The 18-month ramp (Gate M5)
The collection had been at an effective average of 24 °C / 68% RH for almost five decades. The new vault was designed to hold 18 °C / 45% RH. The delta — 6 °C and 23 percentage points of RH — would be the longest equilibration the practice has run. The plan was for 0.4 °C and 1.5% RH per week, with a four-week pause at the midpoint to let the wall and the collection both catch up.

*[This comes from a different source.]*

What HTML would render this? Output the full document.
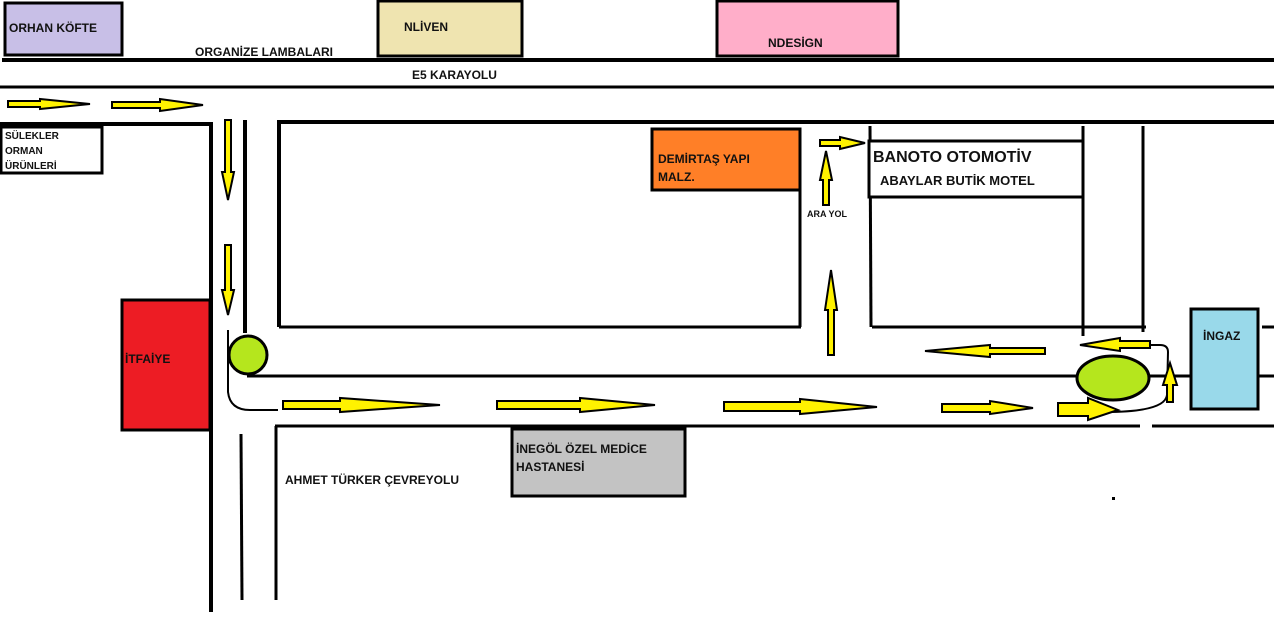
<!DOCTYPE html>
<html><head><meta charset="utf-8"><style>
html,body{margin:0;padding:0;background:#fff}
svg{display:block}
text{font-family:"Liberation Sans",sans-serif;font-weight:bold;fill:#111}
</style></head><body>
<svg width="1274" height="630" viewBox="0 0 1274 630" xmlns="http://www.w3.org/2000/svg">
<rect width="1274" height="630" fill="#fff"/>
<!-- top buildings -->
<rect x="5" y="3" width="117" height="52" fill="#c8bfe7" stroke="#000" stroke-width="3"/>
<text x="9" y="32" font-size="12">ORHAN KÖFTE</text>
<rect x="378" y="1" width="144" height="55" fill="#efe4b0" stroke="#000" stroke-width="3"/>
<text x="404" y="31" font-size="12">NLİVEN</text>
<rect x="717" y="1" width="181" height="55" fill="#ffaec9" stroke="#000" stroke-width="3"/>
<text x="768" y="47" font-size="12">NDESİGN</text>
<text x="195" y="56" font-size="12" font-weight="normal">ORGANİZE LAMBALARI</text>
<!-- E5 lines -->
<line x1="2" y1="60" x2="1274" y2="60" stroke="#000" stroke-width="4"/>
<line x1="0" y1="87" x2="1274" y2="87" stroke="#000" stroke-width="3"/>
<text x="412" y="79" font-size="12" font-weight="normal">E5 KARAYOLU</text>
<!-- left block -->
<polyline points="0,124 211,124 211,612" fill="none" stroke="#000" stroke-width="4"/>
<rect x="1" y="127" width="101" height="46" fill="#fff" stroke="#000" stroke-width="3"/>
<text x="5" y="139" font-size="10">SÜLEKLER</text>
<text x="5" y="154" font-size="10">ORMAN</text>
<text x="5" y="169" font-size="10">ÜRÜNLERİ</text>
<line x1="245" y1="120" x2="245" y2="333" stroke="#000" stroke-width="4"/>
<!-- middle block -->
<polyline points="279,327 279,122 1274,122" fill="none" stroke="#000" stroke-width="4"/>
<line x1="279" y1="327" x2="801" y2="327" stroke="#000" stroke-width="3"/>
<line x1="800" y1="130" x2="800" y2="327" stroke="#000" stroke-width="3"/>
<!-- right blocks -->
<line x1="870" y1="126" x2="871" y2="327" stroke="#000" stroke-width="3"/>
<line x1="872" y1="327" x2="1146" y2="327" stroke="#000" stroke-width="3"/>
<line x1="1083" y1="126" x2="1083" y2="336" stroke="#000" stroke-width="3"/>
<line x1="1143" y1="126" x2="1143" y2="332" stroke="#000" stroke-width="3"/>
<line x1="1262" y1="327" x2="1274" y2="327" stroke="#000" stroke-width="3"/>
<rect x="869" y="141" width="214" height="56" fill="#fff" stroke="#000" stroke-width="3"/>
<text x="873" y="162" font-size="16" font-weight="normal">BANOTO OTOMOTİV</text>
<text x="880" y="185" font-size="13">ABAYLAR BUTİK MOTEL</text>
<rect x="652" y="129" width="148" height="61" fill="#ff7f27" stroke="#000" stroke-width="3"/>
<text x="658" y="163" font-size="12">DEMİRTAŞ YAPI</text>
<text x="658" y="181" font-size="12">MALZ.</text>
<text x="807" y="217" font-size="9">ARA YOL</text>
<!-- lower road -->
<line x1="247" y1="376" x2="1080" y2="376" stroke="#000" stroke-width="3"/>
<line x1="1150" y1="376" x2="1190" y2="376" stroke="#000" stroke-width="3"/>
<line x1="1258" y1="376" x2="1274" y2="376" stroke="#000" stroke-width="3"/>
<line x1="275" y1="426" x2="1140" y2="426" stroke="#000" stroke-width="3"/>
<line x1="1152" y1="426" x2="1274" y2="426" stroke="#000" stroke-width="3"/>
<line x1="276" y1="426" x2="276" y2="600" stroke="#000" stroke-width="3"/>
<line x1="241" y1="434" x2="242" y2="600" stroke="#000" stroke-width="3"/>
<path d="M228,330 L228,392 Q230,410 250,410 L278,410" fill="none" stroke="#000" stroke-width="2"/>
<text x="285" y="484" font-size="12" font-weight="normal">AHMET TÜRKER ÇEVREYOLU</text>
<rect x="122" y="300" width="88" height="130" fill="#ed1c24" stroke="#000" stroke-width="3"/>
<text x="125" y="363" font-size="12">İTFAİYE</text>
<rect x="512" y="429" width="173" height="67" fill="#c3c3c3" stroke="#000" stroke-width="3"/>
<text x="516" y="453" font-size="12">İNEGÖL ÖZEL MEDİCE</text>
<text x="516" y="471" font-size="12">HASTANESİ</text>
<rect x="1191" y="309" width="67" height="100" fill="#99d9ea" stroke="#000" stroke-width="3"/>
<text x="1203" y="340" font-size="12">İNGAZ</text>
<circle cx="248" cy="355" r="19" fill="#b5e61d" stroke="#000" stroke-width="3"/>
<path d="M1105,412 Q1165,412 1167,395 L1168,352 Q1168,345 1160,345 L1140,345" fill="none" stroke="#000" stroke-width="2"/>
<ellipse cx="1113" cy="378" rx="36" ry="22" fill="#b5e61d" stroke="#000" stroke-width="3"/>
<rect x="1112" y="497" width="3" height="3" fill="#000"/>
<!-- arrows -->
<g fill="#fff200" stroke="#000" stroke-width="2" stroke-linejoin="miter">
<polygon points="8,101 40,101 40,99 90,104 40,109 40,107 8,107"/>
<polygon points="112,102 160,102 160,99 203,105 160,111 160,108 112,108"/>
<polygon points="225,120 231,120 231,172 234,172 228,200 222,172 225,172"/>
<polygon points="225,245 231,245 231,290 234,290 228,315 222,290 225,290"/>
<polygon points="283,401 340,401 340,398 440,405 340,412 340,409 283,409"/>
<polygon points="497,401 580,401 580,398 655,405 580,412 580,409 497,409"/>
<polygon points="724,402 800,402 800,399 877,407 800,414 800,411 724,411"/>
<polygon points="942,404 990,404 990,401 1033,408 990,414 990,412 942,412"/>
<polygon points="1058,403 1088,403 1088,398 1118,410 1088,420 1088,416 1058,416"/>
<polygon points="1045,348 990,348 990,345 925,351 990,357 990,354 1045,354"/>
<polygon points="1150,341 1120,341 1120,338 1080,345 1120,351 1120,348 1150,348"/>
<polygon points="1167,402 1173,402 1173,385 1177,385 1170,363 1163,385 1167,385"/>
<polygon points="828,355 834,355 834,310 837,310 831,270 825,310 828,310"/>
<polygon points="823,205 829,205 829,180 832,180 826,151 820,180 823,180"/>
<polygon points="820,140 840,140 840,137 865,143 840,149 840,146 820,146"/>
</g>
</svg>
</body></html>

The collection was moved into the new vault, in stages, beginning April 2025 (still at the previous-site setpoint of 24 °C / 68% RH, transferred in conditioned trucks). The ramp began the day the last box was on the shelf. Five months in, we paused for four weeks. Eleven months in, we paused again. At 18 months — September 2025 — the vault held setpoint, the dew-point trace was inside the IPI envelope, and Petra signed the binder. The total elapsed time from Gate M1 to commissioned: 30 months.
- Start
- 2024‑04‑11 · 24.1 °C / 67.6%
- Pause 1
- 2024‑09‑02 · 21.5 °C / 56.4%
- Pause 2
- 2025‑03‑20 · 19.4 °C / 50.1%
- End
- 2025‑09‑28 · 18.0 °C / 45.0%
- Δ
- −6.1 °C / −22.6%
- Days
- ~536 d
Today
The vault is in its eighth month of post-commissioning operation as of this writing (May 2026). It has held setpoint, within band, every day since the ribbon was signed. The energy bill is roughly 14% above the original estimate — a delta we attribute to the unusual 2025–26 winter cold snap (twelve consecutive days below −12 °C in late January) and not to a system flaw. The 2022 condition survey will be repeated in 2027 by the same outside conservator, who is on retainer to provide an independent five-year follow-up. We are looking forward to that report.
This case taught the practice three things, written into our shop manual for future projects:
- The 14-inch cavity is the right answer for soft-brick masonry. An inner shell that lets the historic wall breathe is structurally and conservatorially the sound move in a building that was not designed for a tight envelope.
- Pause the ramp twice, not once. The midpoint pause is the easy one. The wall’s catch-up pause — at roughly two-thirds of the ramp — is the one that buys the collection the cushion it needs against a winter cold snap or a summer humidity event.
- The chiller lift is on a Saturday. The 50-ton mobile crane is on the morning shift. The street-closure permit is non-negotiable. We have learned this twice now.